Uwe Schiefer Blaufrankisch Konigsberg 2007, Südburgenland , Austria – 100% Blaufrankisch – “Schiefer matured his 2007 Blaufrankisch Konisberg in a new 3,100 liter cask (meaning that there was around five and a half times more of it than of the 2006) and bottled it already last summer, because he was bereft of wine to sell. It includes some estate fruit, and some from the Eisenberg. Ripe cherry with bitter cherry pit and smoke accents in the nose, in turn inform a cool-fruited but ripe palate, with subtly stony and spicy notes that carry into a bright, sappy finish. This may well pick up some further nuance with time in bottle but, as things stand, offers an excellent introduction to Schiefer’s style of Blaufrankisch, perfect for enjoying over the next 2-3 years. The rest of Schiefer’s 2007s were highly promising, if backward, from barrel last summer.

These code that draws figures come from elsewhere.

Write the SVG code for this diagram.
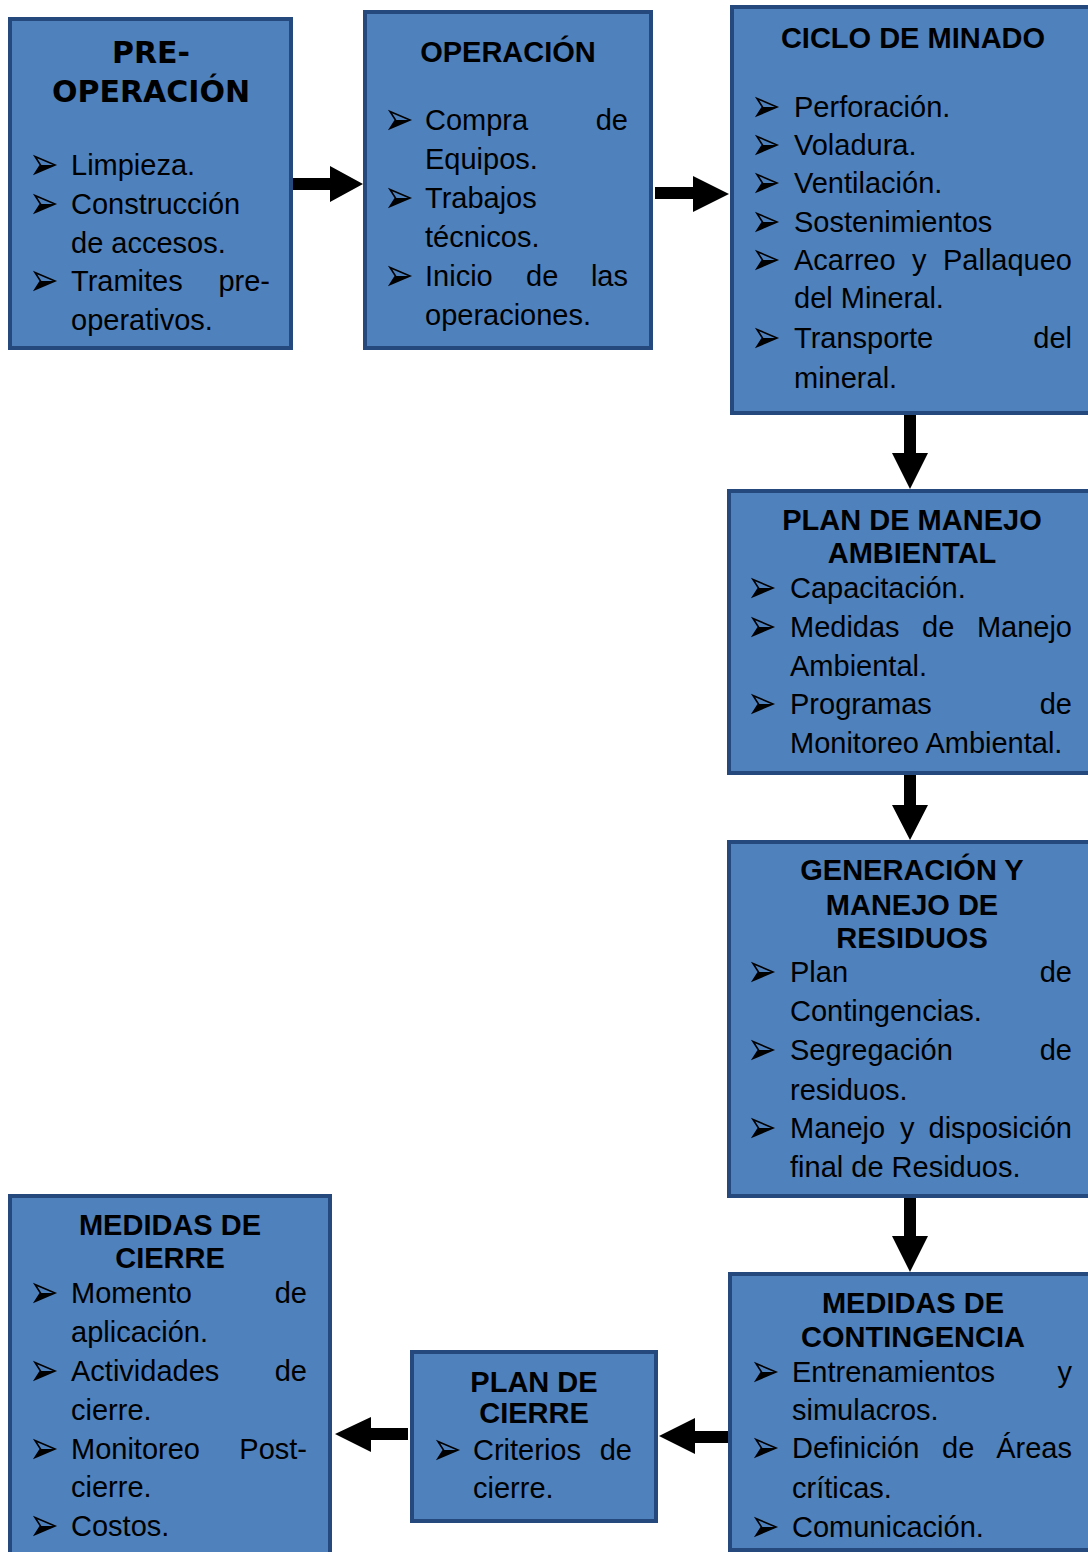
<svg xmlns="http://www.w3.org/2000/svg" width="1088" height="1552" viewBox="0 0 1088 1552">
<style>
.box{fill:#4F81BD;stroke:#25497D;stroke-width:4}
.t{font-family:"Liberation Sans",Arial,sans-serif;font-weight:bold;font-size:29px;fill:#000;text-anchor:middle}
.t1{font-family:"DejaVu Sans",Verdana,sans-serif;font-weight:bold;font-size:30px;fill:#000;text-anchor:middle}
.b{font-family:"Liberation Sans",Arial,sans-serif;font-size:29px;fill:#000}
.e{text-anchor:end}
.arrow{fill:#000}
</style>
<defs>
<g id="bul">
<path d="M0,-8.5 L20,0 L0,8.5 L5.5,0 Z" fill="none" stroke="#000" stroke-width="1.6" stroke-linejoin="miter"/>
<path d="M5.5,0 L20,0 L0,8.5 Z" fill="#000"/>
</g>
</defs>
<rect width="1088" height="1552" fill="#fff"/>

<g id="connectors">
<polygon class="arrow" points="291,178 330,178 330,166 363,184 330,202 330,190 291,190"/>
<polygon class="arrow" points="655,187 693,187 693,176 729,194 693,212 693,199 655,199"/>
<polygon class="arrow" points="904,415 916,415 916,453 928,453 910,489 892,453 904,453"/>
<polygon class="arrow" points="904,775 916,775 916,805 928,805 910,840 892,805 904,805"/>
<polygon class="arrow" points="904,1198 916,1198 916,1236 928,1236 910,1272 892,1236 904,1236"/>
<polygon class="arrow" points="732,1431 695,1431 695,1418 659,1436 695,1454 695,1443 732,1443"/>
<polygon class="arrow" points="408,1428 371,1428 371,1417 335,1434 371,1452 371,1440 408,1440"/>
</g>

<g id="pre-operacion">
<rect class="box" x="10" y="19" width="281" height="329"/>
<text class="t1" x="151" y="63">PRE-</text>
<text class="t1" x="151" y="102">OPERACIÓN</text>
<use href="#bul" x="35" y="165"/><text class="b" x="71" y="175">Limpieza.</text>
<use href="#bul" x="35" y="204"/><text class="b" x="71" y="214">Construcción</text>
<text class="b" x="71" y="253">de accesos.</text>
<use href="#bul" x="35" y="281"/><text class="b" x="71" y="291">Tramites</text><text class="b e" x="270" y="291">pre-</text>
<text class="b" x="71" y="330">operativos.</text>
</g>

<g id="operacion">
<rect class="box" x="365" y="12" width="286" height="336"/>
<text class="t" x="508" y="62">OPERACIÓN</text>
<use href="#bul" x="390" y="120"/><text class="b" x="425" y="130">Compra</text><text class="b e" x="628" y="130">de</text>
<text class="b" x="425" y="169">Equipos.</text>
<use href="#bul" x="390" y="198"/><text class="b" x="425" y="208">Trabajos</text>
<text class="b" x="425" y="247">técnicos.</text>
<use href="#bul" x="390" y="276"/><text class="b" x="425" y="286">Inicio</text><text class="b" x="526" y="286">de</text><text class="b e" x="628" y="286">las</text>
<text class="b" x="425" y="325">operaciones.</text>
</g>

<g id="ciclo-minado">
<rect class="box" x="732" y="7" width="400" height="406"/>
<text class="t" x="913" y="48">CICLO DE MINADO</text>
<use href="#bul" x="757" y="107"/><text class="b" x="794" y="117">Perforación.</text>
<use href="#bul" x="757" y="145"/><text class="b" x="794" y="155">Voladura.</text>
<use href="#bul" x="757" y="183"/><text class="b" x="794" y="193">Ventilación.</text>
<use href="#bul" x="757" y="222"/><text class="b" x="794" y="232">Sostenimientos</text>
<use href="#bul" x="757" y="260"/><text class="b" x="794" y="270">Acarreo</text><text class="b" x="912" y="270">y</text><text class="b e" x="1072" y="270">Pallaqueo</text>
<text class="b" x="794" y="308">del Mineral.</text>
<use href="#bul" x="757" y="338"/><text class="b" x="794" y="348">Transporte</text><text class="b e" x="1072" y="348">del</text>
<text class="b" x="794" y="388">mineral.</text>
</g>

<g id="plan-manejo-ambiental">
<rect class="box" x="729" y="491" width="400" height="282"/>
<text class="t" x="912" y="530">PLAN DE MANEJO</text>
<text class="t" x="912" y="563">AMBIENTAL</text>
<use href="#bul" x="753" y="588"/><text class="b" x="790" y="598">Capacitación.</text>
<use href="#bul" x="753" y="627"/><text class="b" x="790" y="637">Medidas</text><text class="b" x="922" y="637">de</text><text class="b e" x="1072" y="637">Manejo</text>
<text class="b" x="790" y="676">Ambiental.</text>
<use href="#bul" x="753" y="704"/><text class="b" x="790" y="714">Programas</text><text class="b e" x="1072" y="714">de</text>
<text class="b" x="790" y="753">Monitoreo Ambiental.</text>
</g>

<g id="generacion-residuos">
<rect class="box" x="729" y="842" width="400" height="354"/>
<text class="t" x="912" y="880">GENERACIÓN Y</text>
<text class="t" x="912" y="915">MANEJO DE</text>
<text class="t" x="912" y="948">RESIDUOS</text>
<use href="#bul" x="753" y="972"/><text class="b" x="790" y="982">Plan</text><text class="b e" x="1072" y="982">de</text>
<text class="b" x="790" y="1021">Contingencias.</text>
<use href="#bul" x="753" y="1050"/><text class="b" x="790" y="1060">Segregación</text><text class="b e" x="1072" y="1060">de</text>
<text class="b" x="790" y="1100">residuos.</text>
<use href="#bul" x="753" y="1128"/><text class="b" x="790" y="1138">Manejo</text><text class="b" x="900" y="1138">y</text><text class="b e" x="1072" y="1138">disposición</text>
<text class="b" x="790" y="1177">final de Residuos.</text>
</g>

<g id="medidas-contingencia">
<rect class="box" x="730" y="1274" width="400" height="276"/>
<text class="t" x="913" y="1313">MEDIDAS DE</text>
<text class="t" x="913" y="1347">CONTINGENCIA</text>
<use href="#bul" x="756" y="1372"/><text class="b" x="792" y="1382">Entrenamientos</text><text class="b e" x="1072" y="1382">y</text>
<text class="b" x="792" y="1420">simulacros.</text>
<use href="#bul" x="756" y="1448"/><text class="b" x="792" y="1458">Definición</text><text class="b" x="942" y="1458">de</text><text class="b e" x="1072" y="1458">Áreas</text>
<text class="b" x="792" y="1498">críticas.</text>
<use href="#bul" x="756" y="1527"/><text class="b" x="792" y="1537">Comunicación.</text>
</g>

<g id="plan-cierre">
<rect class="box" x="412" y="1352" width="244" height="169"/>
<text class="t" x="534" y="1392">PLAN DE</text>
<text class="t" x="534" y="1423">CIERRE</text>
<use href="#bul" x="438" y="1450"/><text class="b" x="473" y="1460">Criterios</text><text class="b e" x="632" y="1460">de</text>
<text class="b" x="473" y="1498">cierre.</text>
</g>

<g id="medidas-cierre">
<rect class="box" x="10" y="1196" width="320" height="360"/>
<text class="t" x="170" y="1235">MEDIDAS DE</text>
<text class="t" x="170" y="1268">CIERRE</text>
<use href="#bul" x="35" y="1293"/><text class="b" x="71" y="1303">Momento</text><text class="b e" x="307" y="1303">de</text>
<text class="b" x="71" y="1342">aplicación.</text>
<use href="#bul" x="35" y="1371"/><text class="b" x="71" y="1381">Actividades</text><text class="b e" x="307" y="1381">de</text>
<text class="b" x="71" y="1420">cierre.</text>
<use href="#bul" x="35" y="1449"/><text class="b" x="71" y="1459">Monitoreo</text><text class="b e" x="307" y="1459">Post-</text>
<text class="b" x="71" y="1497">cierre.</text>
<use href="#bul" x="35" y="1526"/><text class="b" x="71" y="1536">Costos.</text>
</g>
</svg>
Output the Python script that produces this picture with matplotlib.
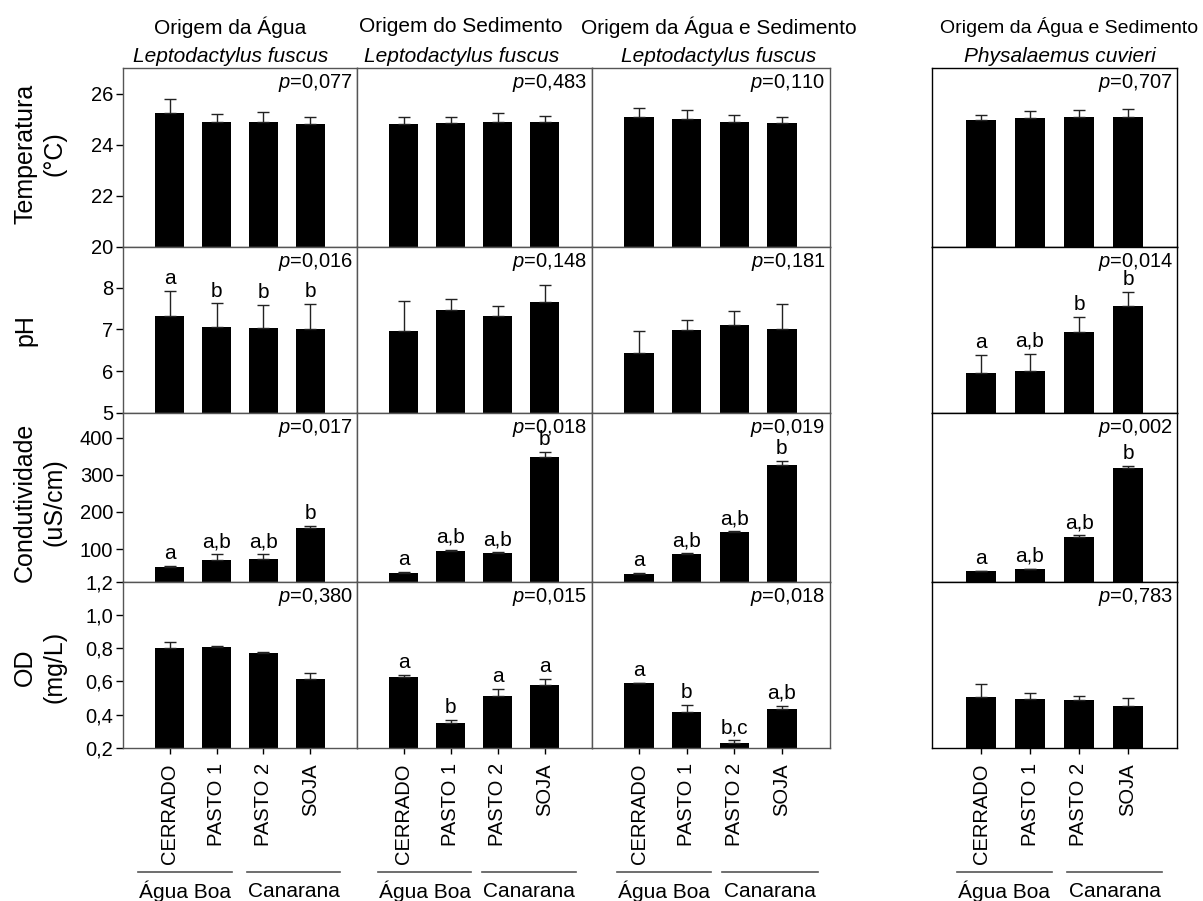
import matplotlib
matplotlib.use('Agg')
import matplotlib.pyplot as plt
import numpy as np

plt.rcParams['font.family'] = 'Liberation Sans'
plt.rcParams['mathtext.fontset'] = 'custom'
plt.rcParams['mathtext.rm'] = 'Liberation Sans'
plt.rcParams['mathtext.it'] = 'Liberation Sans:italic'

sites = ['CERRADO', 'PASTO 1', 'PASTO 2', 'SOJA']
regions = ['Água Boa', 'Canarana']
origins = ['Origem da Água', 'Origem do Sedimento',
           'Origem da Água e Sedimento', 'Origem da Água e Sedimento']
species = ['Leptodactylus fuscus', 'Leptodactylus fuscus',
           'Leptodactylus fuscus', 'Physalaemus cuvieri']
ylabels = ['Temperatura\n(°C)', 'pH', 'Condutividade\n(uS/cm)', 'OD\n(mg/L)']

# means and upper error, one list per column
temp_mean = [[25.24, 24.90, 24.90, 24.80],
             [24.80, 24.83, 24.88, 24.88],
             [25.09, 25.01, 24.88, 24.84],
             [24.95, 25.05, 25.08, 25.08]]
temp_err = [[0.56, 0.32, 0.36, 0.28],
            [0.30, 0.27, 0.35, 0.26],
            [0.36, 0.35, 0.28, 0.26],
            [0.23, 0.25, 0.26, 0.31]]

ph_mean = [[7.32, 7.05, 7.03, 7.02],
           [6.97, 7.46, 7.32, 7.66],
           [6.44, 6.98, 7.10, 7.00],
           [5.95, 6.00, 6.94, 7.55]]
ph_err = [[0.60, 0.57, 0.55, 0.58],
          [0.70, 0.27, 0.25, 0.40],
          [0.51, 0.25, 0.35, 0.61],
          [0.43, 0.42, 0.36, 0.35]]

cond_mean = [[52, 70, 74, 158],
             [36, 96, 89, 349],
             [33, 87, 146, 327],
             [40, 46, 133, 319]]
cond_err = [[2, 16, 13, 4],
            [2, 2, 2, 12],
            [2, 2, 2, 9],
            [2, 1, 5, 5]]

od_mean = [[0.802, 0.806, 0.772, 0.614],
           [0.628, 0.352, 0.514, 0.580],
           [0.588, 0.414, 0.232, 0.432],
           [0.508, 0.492, 0.486, 0.452]]
od_err = [[0.036, 0.004, 0.006, 0.038],
          [0.012, 0.016, 0.038, 0.034],
          [0.004, 0.044, 0.014, 0.022],
          [0.076, 0.038, 0.026, 0.048]]

p_temp = ['0,077', '0,483', '0,110', '0,707']
p_ph = ['0,016', '0,148', '0,181', '0,014']
p_cond = ['0,017', '0,018', '0,019', '0,002']
p_od = ['0,380', '0,015', '0,018', '0,783']

let_temp = [None, None, None, None]
let_ph = [['a', 'b', 'b', 'b'], None, None, ['a', 'a,b', 'b', 'b']]
let_cond = [['a', 'a,b', 'a,b', 'b']] * 4
let_od = [None, ['a', 'b', 'a', 'a'], ['a', 'b', 'b,c', 'a,b'], None]

rows = [(temp_mean, temp_err, p_temp, let_temp),
        (ph_mean, ph_err, p_ph, let_ph),
        (cond_mean, cond_err, p_cond, let_cond),
        (od_mean, od_err, p_od, let_od)]

ylims = [(20, 27), (5, 8.97), (13, 466), (0.2, 1.2)]
yticks = [[20, 22, 24, 26], [5, 6, 7, 8], [100, 200, 300, 400],
          [0.2, 0.4, 0.6, 0.8, 1.0, 1.2]]
yticklabels = [['20', '22', '24', '26'], ['5', '6', '7', '8'],
               ['100', '200', '300', '400'],
               ['0,2', '0,4', '0,6', '0,8', '1,0', '1,2']]

W, H = 1203, 901
fig = plt.figure(figsize=(W / 100, H / 100), dpi=100)

col_px = [(123, 357), (357, 591.5), (591.5, 829.5), (932, 1177)]
row_px = [(68, 247), (247, 413), (413, 581.5), (581.5, 748)]
x = np.arange(4)

for r, (means, errs, pvals, letters) in enumerate(rows):
    y0, y1 = row_px[r]
    for c in range(4):
        x0, x1 = col_px[c]
        ax = fig.add_axes([x0 / W, 1 - y1 / H, (x1 - x0) / W, (y1 - y0) / H])
        ax.bar(x, means[c], width=0.62, color='black', zorder=2)
        ax.errorbar(x, means[c], yerr=[np.zeros(4), errs[c]], fmt='none',
                    ecolor='#222222', elinewidth=1, capsize=4, capthick=1, zorder=3)
        ax.set_xlim(-1, 4)
        ax.set_ylim(*ylims[r])
        ax.set_yticks(yticks[r])
        ax.set_yticklabels(yticklabels[r])
        for s in ax.spines.values():
            s.set_color('black' if c == 3 else '#555555')
            s.set_linewidth(1)
        if c == 0:
            ax.tick_params(axis='y', direction='out', length=5, width=1,
                           labelsize=14.5, pad=2)
        else:
            ax.tick_params(axis='y', left=False, labelleft=False)
        if r == 3:
            ax.set_xticks(x)
            ax.set_xticklabels(sites, rotation=90, fontsize=14.5)
            ax.tick_params(axis='x', direction='out', length=4, width=1, pad=7)
        else:
            ax.set_xticks(x)
            ax.tick_params(axis='x', bottom=False, labelbottom=False)

        ax.annotate('$p$=' + pvals[c], xy=(1, 1), xycoords='axes fraction',
                    xytext=(-3, -3), textcoords='offset points',
                    ha='right', va='top', fontsize=14.5)
        if letters[c] is not None:
            for i in range(4):
                ax.annotate(letters[c][i], (x[i], means[c][i] + errs[c][i]),
                            xytext=(0, 5), textcoords='offset points',
                            ha='center', va='baseline', fontsize=15)

        if r == 3:
            groups = [[(0.064, 0.465), (0.530, 0.927)],
                      [(0.091, 0.488), (0.535, 0.935)],
                      [(0.108, 0.503), (0.550, 0.950)],
                      [(0.103, 0.488), (0.553, 0.937)]][c]
            ly = (y1 - 871.7) / (y1 - y0)
            ty = (y1 - 891.7) / (y1 - y0)
            for g, (a, b) in enumerate(groups):
                ax.plot([a, b], [ly, ly], color='#555555', lw=1.2,
                        transform=ax.transAxes, clip_on=False)
                ax.text((a + b) / 2, ty, regions[g], transform=ax.transAxes,
                        ha='center', va='center', fontsize=15)

# column headers
head_x = [(230, 231), (461, 462), (719, 719), (1069, 1060)]
head_size = [15, 15, 15, 14]
for c in range(4):
    fig.text(head_x[c][0] / W, 1 - 27 / H, origins[c], ha='center', va='center',
             fontsize=head_size[c])
    fig.text(head_x[c][1] / W, 1 - 57 / H, species[c], ha='center', va='center',
             fontsize=15, style='italic')

# row labels
label_y = [154, 330, 502, 667]
for r in range(4):
    fig.text(13 / W, 1 - label_y[r] / H, ylabels[r], rotation=90, ha='left',
             va='center', multialignment='center', fontsize=18, linespacing=1.3)

plt.savefig('out.png', dpi=100)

“I wrote extensively in issue 177 about Uwe Schiefer and his remarkable and distinctive Blaufrankisch from the once-famous Eisenberg area on the Hungarian border in South Burgenland. His 2006 collection almost certainly represents the best of his eight to date, hence some of the most exciting red wine ever produced in Austria. Despite his relatively brief history, Schiefer’s conception of Blaufrankisch as a wine with site-sensitivity and finesse comparable, and best handled in a manner akin to that of Burgundian Pinot Noir and not a wine of, as he puts it, “tannin and power,” or one best marked by small toasty barrels, has begun to resonate within Austria, not least in the exciting Moric wines of Roland Velich (the 2006s of which are reviewed in this report).” – WA 89 points

Schiefer’s principle: “Less is more” – his aim is a genuine winemaking. He produces wines in a very puristic style focusing on naturalness. Currently he works in some vineyards biodynamic, but wants to change all vineyard culture to biodynamic in the coming years.

The Südburgenland is Austria’s smallest wine producing province and straddles the border with Hungary. There are a total of 400 hectares under vine. The finest vineyard is the 120 ha Eisenberg, a steep schistus slate hillside where Uwe Schiefer (by coincidence the word Schiefer meaning slate in German) works now on 5 hectares. About 10 years ago, he started putting together his estate, nearly all planted to Blaufränkisch.